If that’s what you’re looking for, Activepieces is a strong fit. It supports the kind of app actions, workflow logic, visibility, and human input most businesses need. It also fits teams that want AI orchestration without heavy coordination overhead.

With more than 688 apps (and growing), you can connect Activepieces to any tool your team already uses.

Build and run your AI agent orchestration with Activepieces today!

FAQs About AI Agent Orchestration

How do you measure the success of AI agent orchestration?

The best way to measure AI agent orchestration is by looking at what changes in the workflow after it goes live. That can include faster turnaround time, fewer manual steps, fewer handoff delays, fewer errors, and better visibility into how the process runs.

Strong measurement can also include agent performance, parallel execution gains, and how well agent operations run across different steps, especially when multiple agents are involved in the same workflow.

What are the biggest mistakes teams make with AI agent orchestration?

One common mistake is trying to automate too much too soon without clear business guidelines in place. Teams also run into problems when agent orchestration is not well structured.

Task decomposition may be unclear, coordination logic may be too limited, and individual AI agents may end up duplicating work. In some cases, teams fail to define clear agent capabilities, which makes it harder for each agent to stay focused on its role and adds confusion to the workflow.
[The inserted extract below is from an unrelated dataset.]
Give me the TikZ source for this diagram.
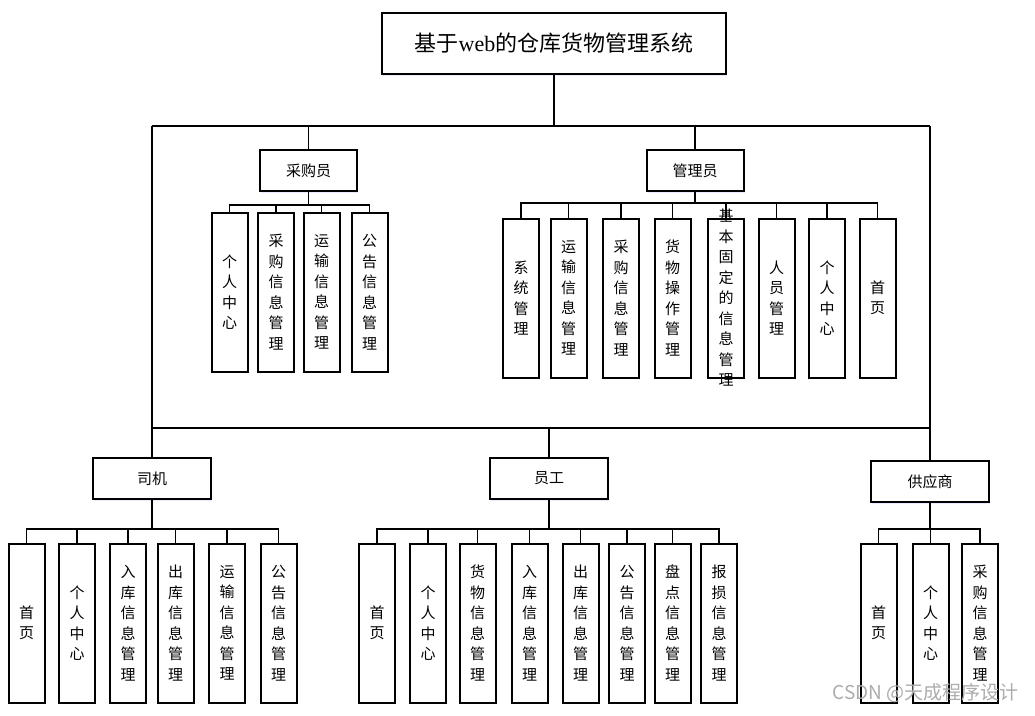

How long does it take to set up AI agent orchestration?

That depends on the workflow. If the process is clear, only uses a few tools, and does not need many approval steps, teams can usually get started much faster.

If the workflow involves several apps, multiple agents, more logic, or sensitive actions that need review, setup will naturally take longer.

The timeline also depends on how you approach enabling multiple AI agents, especially if the system needs coordination, testing, and clear role definitions across the workflow.